Get some DE(diatomieous(?) Earth) and coat the top of the soil with a 1/8 to 1/4 layer of it the bugs will crawl thru it cutting their bodies up causing death.


----------



## sunakard2000 (Oct 7, 2013)

can i water through the DE or will that harm my plants? havnt used DE before and it would pry take a while before i can get my hands on some... also as a test i put the x-plant pot that had the most bugs in it and stuck it in my fridge, after about 2 hours i see no movement even at halfway down, granted cold slows bugs before it kills them, guess ill see if it works after 12-24 hours in the fridge ill take it out and put it back where it was to warm up to room temp, see if anything starts moving again, if nothing moves i can say its a safe assumption they died.


----------



## sunakard2000 (Oct 7, 2013)

so doing more reading most insects are immune to a degree to prolonged cold temps, they hibernate, however i also read while looking up if freezing the soil would kill them, boiling water can be used to basically scuald the lil suckers and eggs, since they are small and weak the boiling water liquifies their bodies, looks like ill be boiling alot of water and rinsing the crap outta my soil, upon thinking more, i could mix my soils as i planned to, fill the buckets and soak with boiling water... should work...


----------



## Rosebud (Oct 7, 2013)

Sounds like a plan! I had the a bug problem with roots organics twice so i didn't use it again. Although if it is stored outside at a nursery they could all have bugs, but i have never had any in fox farm.

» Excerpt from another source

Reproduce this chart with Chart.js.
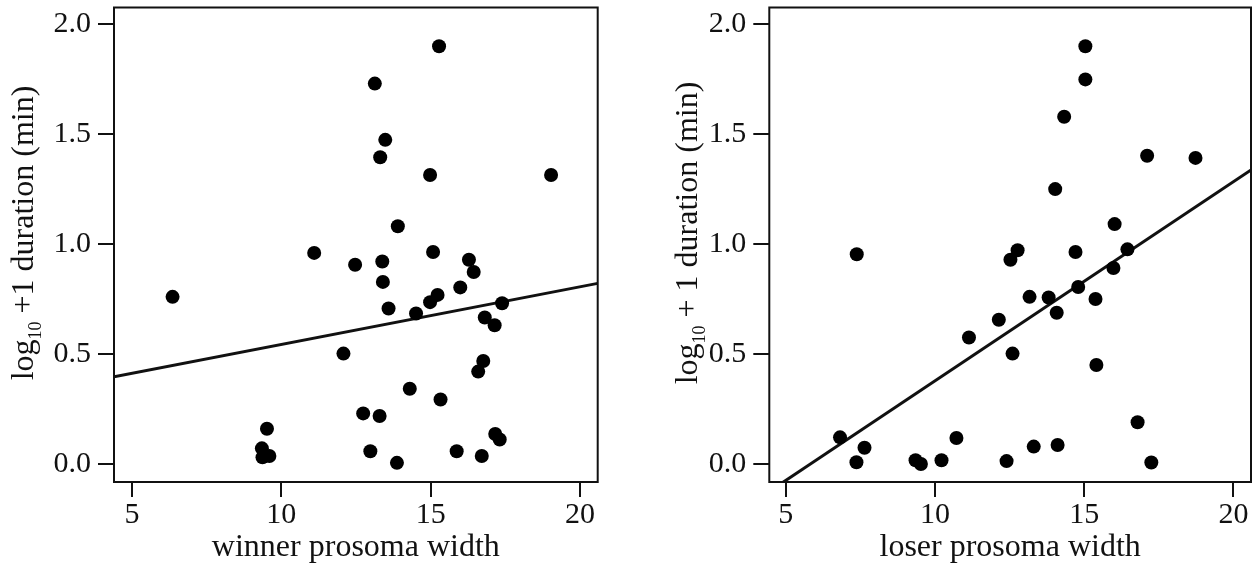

Boiling water or freezing, i like it, no chemicals!


----------



## ozzydiodude (Oct 7, 2013)

Dont pour boiling water on your plants it will cook the roots killing then


----------



## Rosebud (Oct 7, 2013)

He isn't ozzy, he is treating the soil before he plants silly... hugs


----------



## ozzydiodude (Oct 7, 2013)

in that case set the oven to 300 and bake the soil til it gets to about 200 this will kill everything in the soil


----------



## The Hemp Goddess (Oct 7, 2013)

Be aware that baking soil is a very very smelly process.  I think I would try pouring boiling water through the soil before baking it....or just go get some uncontaminated soil.


----------



## sunakard2000 (Oct 7, 2013)

yar hence why i didnt even mention baking/microwaving it... the smell is so bad, last time my dad did that many years ago i could smell it like 3 houses away, just smells aweful. as for the soil i get mine from an HTG shop here near me, its all kept inside and i havnt had issues before, but things walkin around in the soil still inside the bag i JUST opened tell me it defently was contaminated, i had 3 pots ready for xplants and a pot full of topping soil for after xplant to top em off, i boiled wated and poured that though about an hour or 2 ago, let them sit and checked it all, didnt see anything, so i think that takes care of that. ill keep yall posted over the next few days, see if anything pops up... >_< /crosses fingers and knocks on wood


----------



## sunakard2000 (Oct 8, 2013)

so far so good, all pots of soil treated were left to cool compleatly after ~12 hours of sitting i did a through inspection of the soil, nothing at all moving around, looks good thus far, *knocks on wood* ill post tomorrow or in a few days if there are or arnt any changes.


----------